Heute stammen Positronen meist aus teuren Zyklotrons, die Isotope von Elementen erzeugen, die ihrerseits Positronen beim Zerfall emittieren.

Im Laufe der Jahre haben so unterschiedliche Unternehmen wie Intel, Unilever, United Biscuits und Rolls Royce die Verwendung von Antimaterie für alles Mögliche erforscht, von der Herstellung eines stärkeren elektronischen Chips bis hin zu einem knusprigeren Kartoffelchip und von einer besseren Aspirin-Beschichtung bis hin zu glatterem Motorenöl.
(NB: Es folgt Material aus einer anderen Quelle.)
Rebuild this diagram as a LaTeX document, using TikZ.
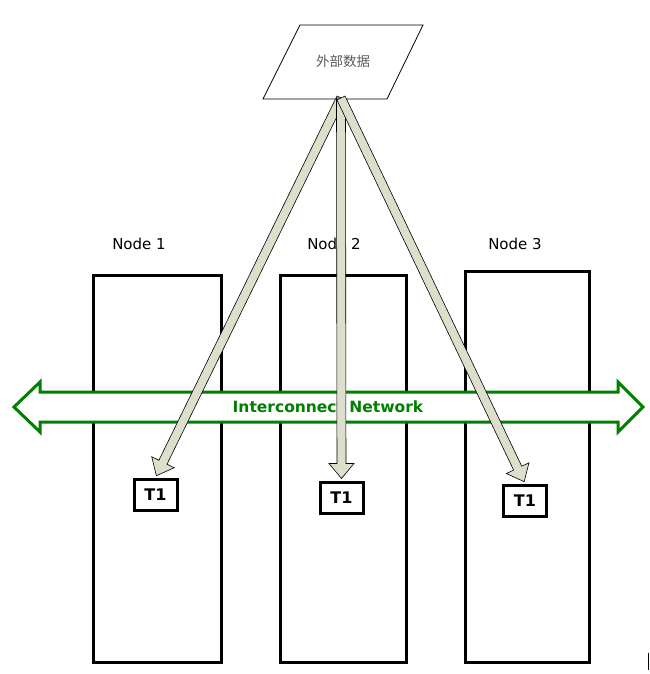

Und vergessen wir nicht, dass Antimaterie mit all ihrer Explosivität die Treibstoffquelle war, die Star Treks Raumschiff Enterprise so effektiv durch Galaxien geschleudert hat. Natürlich musste sich Captain Kirk keine Gedanken über den Preis von Antimaterie machen – 1999 schätzte die NASA, dass es 62,5 Billionen Dollar kostet, ein Gramm Antimaterie herzustellen. Aber vielleicht ist es ein Denkanstoß für diejenigen, die sich mutig in eine post-elektrische, post-Wasserstoff-Welt der Fortbewegung wagen.